Mrs. M laments they are prevented from taking the first step in claiming their funds which they so unsuspectingly placed in the rural bank. At the time she opened her account, she did not know delos Angeles from Adam. Her masteral studies now on hold, she surfs the Internet regularly for developments on the situation.
She finds, for instance, that there is no dearth of official announcements from the PDIC saying claims would be processed as soon as it can. The company Web site (www.pdic.gov.ph) is complete with step-by-step procedures on claiming deposits. She has also just recently discovered that claim forms are actually available at the Web site, for downloading and printing. But for what? She recalls the words of the PDIC employees: these have to be numbered, and they are not yet accepting claims from those with deposits in excess of P100,000.
To console herself, Mrs. M thinks about the depositors of other rural banks in far-flung places. At least she could surf the Internet and know what's going on, helpless as she now feels.
**
Mrs. P, on the other hand, has to rein in her imagination. Not only she but several family members, including a daughter abroad, have placed their savings in the bank. She says she cannot be blamed for entertaining worst-case scenarios in her head. Who knows whatever became of their money? Elections were a year away, anyway. What if the PDIC itself invested in foreign funds and companies brought down by the global economic crunch? What if the money had been loaned to fictitious borrowers or any other form of money laundering scheme?

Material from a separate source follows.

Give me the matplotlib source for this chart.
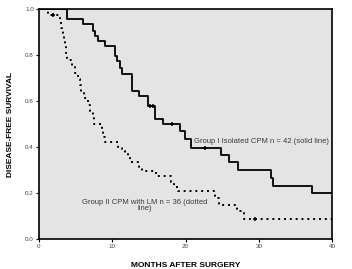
import numpy as np
import matplotlib.pyplot as plt

plt.rcParams['font.family'] = ['Liberation Sans', 'DejaVu Sans']

# Group I, isolated CPM (n = 42): event times (months) and survival after each drop
g1_times = [0, 3.8, 6.1, 7.4, 7.7, 8.1, 9.0, 10.4, 10.6, 11.1, 11.4, 12.7, 13.6,
            14.9, 15.8, 17.0, 19.25, 19.9, 20.8, 24.9, 25.9, 27.1, 31.6, 31.9, 37.2, 40]
g1_surv = [1.0, 0.954, 0.933, 0.903, 0.882, 0.86, 0.838, 0.795, 0.773, 0.744, 0.715,
           0.643, 0.621, 0.576, 0.523, 0.498, 0.469, 0.433, 0.397, 0.367, 0.337,
           0.302, 0.266, 0.233, 0.203, 0.203]
g1_cens_t = [15.2, 15.6, 18.2, 22.7]
g1_cens_s = [0.576, 0.576, 0.498, 0.397]

# Group II, CPM with LM (n = 36)
g2_times = [0, 1.3, 2.9, 3.1, 3.3, 3.4, 3.6, 3.7, 3.9, 4.5, 5.0, 5.3, 5.6, 5.8, 6.2,
            6.7, 7.0, 7.4, 7.6, 8.6, 8.8, 9.0, 10.8, 11.4, 11.8, 12.2, 12.4, 13.7,
            14.1, 16.0, 18.0, 18.5, 19.0, 24.0, 24.6, 27.0, 28.0, 40]
g2_surv = [1.0, 0.972, 0.944, 0.917, 0.889, 0.861, 0.833, 0.806, 0.778, 0.75, 0.722,
           0.694, 0.667, 0.639, 0.611, 0.583, 0.556, 0.528, 0.50, 0.472, 0.444, 0.42,
           0.398, 0.385, 0.372, 0.36, 0.337, 0.31, 0.295, 0.274, 0.25, 0.225, 0.208,
           0.18, 0.15, 0.122, 0.088, 0.088]
g2_cens_t = [1.95, 29.5]
g2_cens_s = [0.972, 0.088]

fig = plt.figure(figsize=(3.52, 2.69), dpi=100)
ax = fig.add_axes([0.110, 0.110, 0.834, 0.858])
ax.set_facecolor('#e4e4e4')

ax.step(g1_times, g1_surv, where='post', color='black', lw=1.3)
ax.plot(g1_cens_t, g1_cens_s, '+', color='black', ms=3, mew=1.1)
ax.step(g2_times, g2_surv, where='post', color='black', lw=1.4, linestyle=(0, (1, 2)))
ax.plot(g2_cens_t, g2_cens_s, '+', color='black', ms=3, mew=1.1)

ax.set_xlim(0, 40)
ax.set_ylim(0, 1.0)
ax.set_xticks([0, 10, 20, 30, 40])
ax.set_yticks([0.0, 0.2, 0.4, 0.6, 0.8, 1.0])
ax.set_yticklabels(['0.0', '0.2', '0.4', '0.6', '0.8', '1.0'])
ax.tick_params(labelsize=4.5, labelcolor='#444444', length=2, width=0.8, pad=1.5)
for s in ax.spines.values():
    s.set_linewidth(1.2)

ax.set_xlabel('MONTHS AFTER SURGERY', fontsize=6, fontweight='bold', labelpad=9)
ax.set_ylabel('DISEASE-FREE SURVIVAL', fontsize=6, fontweight='bold', labelpad=8)

ax.text(21.2, 0.424, 'Group I Isolated CPM n = 42 (solid line)', fontsize=5.5,
        color='#3a3a3a', ha='left', va='center')
ax.text(14.5, 0.148, 'Group II CPM with LM n = 36 (dotted\nline)', fontsize=5.5,
        color='#3a3a3a', ha='center', va='center', linespacing=0.9)

fig.savefig('out.png', dpi=100)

She says it takes a lot for her to keep her faith in the PDIC. Unfortunately, the feedback that she's getting from its employees every time she calls or goes to its offices are not reassuring.
The ladies are prepared to give the PDIC some time with which to process their claims, even as their need for their money is urgent as well. They are, however, entitled to answers, now. Timelines, requirements, next-step advisories -- all delivered in a compassionate tone. Maybe Mr. Nograles and his team need to remind their staff to at least try to sound compassionate when communicating with the likes of Mrs. M and Mrs. P.
Given depositors’ unfortunate situation, this isn’t really too much to ask.